“Lent is not just a time for fasting and giving things up. It’s actually a time for God.”
Sixth-grader Lilly Borgmeyer shared one of the insights she gleaned from an interactive prayer service she and her teacher and classmates helped lead at Immaculate Conception School in Loose Creek.
The purpose was to put the school’s 114 students in a prayerful and purposeful frame of mind ahead of Lent, so they could observe the season well.
“We give things up because that’s what Jesus did when He was in the desert,” said sixth-grader Emma Stuecken.
“He did that for us,” she added.
Their teacher, Megan Markway, set out in early February to help her students approach Lent more intentionally this year by planning ahead.
During religion class one morning, she gathered them into prayer and began a gentle line of inquiry.
She asked why Lent is 40 days long.
Hands went up, and students told her about the time Jesus spent in the desert, fasting and fending-off temptation before entering His public ministry.
She asked what three things Catholics are called to pay special attention to throughout the days leading up to Easter.
Some told her about praying more.
Others talked about giving things up, such as food they like to eat, and cutting back on things they like to do.
Some spoke of the CRS Rice Bowl on their kitchen tables and of giving money to the poor.
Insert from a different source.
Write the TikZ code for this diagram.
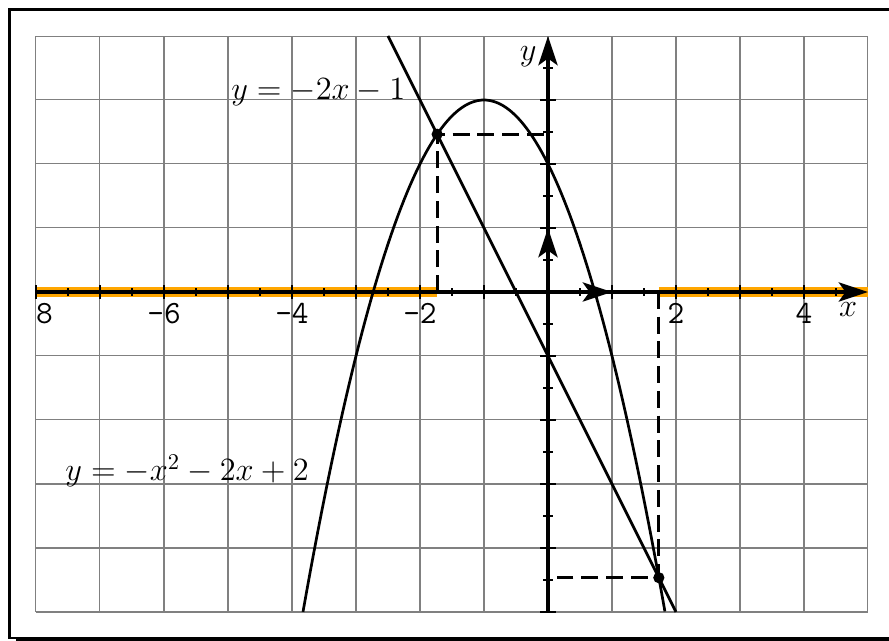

Mrs. Markway taught them the word “almsgiving” and explained its biblical connection to praying and fasting.
“We matched their ideas with the words the Church uses to talk about them,” she said.
Based on what she and her students shared with each other that morning, Mrs. Markway helped them prepare a pre-Lenten prayer service for the whole school.
All together now
The morning of Feb. 8, the entire student body gathered in the school cafeteria.
Again, they prayed.
Again, Mrs. Markway asked questions.
Students young and old put their hands up to answer.
The sixth-graders held up signs to help Mrs. Markway illustrate words and concepts related to having a fruitful Lent.
“The kids in the primary grades gave answers like ‘prayer’ or ‘spending time with Jesus,’” she noted. “‘Almsgiving’ is the word that always trips them up. We had to teach them about the purpose of alms.”
She spoke of the need to be specific about their personal Lenten fasts and resolutions.
“Whatever you pick, you need to find a way for it to bring you closer to God,” she said.
She suggested giving up something that’s hard to let go of, “and whenever it gets really difficult for you, that’s when you bring God into it.”
“Ask Him to give you the strength you need for whenever you’re having a hard time,” she said.
They watched a short video of popular Catholic evangelizer Father Michael Schmitz, director of youth and young-adult ministry from the Diocese of Duluth, Minnesota.
The priest encouraged them to tell people who are close to them what they’re giving up for Lent, so they can help and encourage each other.
“He said to let those around you help you stay accountable and stay closer to God,” said Mrs. Markway. “We can be there to help each other. And maybe somebody will get some inspiration from your idea.”
Nearer to Thee
Lilly held up a sign that said “Almsgiving” during the prayer service.
A message that stuck with her is that giving something up out of love helps people get closer to God.
“I would like to be closer to Him,” she said.
She learned that from a prayer standpoint, setting aside just 15 minutes a day for prayer can make a big difference.
The avenues for sacrifice are wide and plentiful.
“You can give up something other than food,” she said. “You can give up TV or something like that.”
Emma helped read the petitions during the prayer service.
She learned about the importance of being intentional about her Lenten practices.
For instance, she hopes that if she spends less time on her phone during Lent, she’ll continue spending time on more important things after Lent is over.
She encouraged people her age to listen to what their teachers tell them about Lent and the practice of their faith.
“They know what they’re talking about,” she said.
Now and forever
Principal Anne Luebbert plans to give frequent reminders about Lenten practices and sacrifices throughout the season, so the students don’t lose track or forget.
Mrs. Markway said she hopes the students understand how powerful a sacrifice for God can be for getting closer to Him.
It’s something they can focus on during Lent and hopefully will continue throughout the year, she said.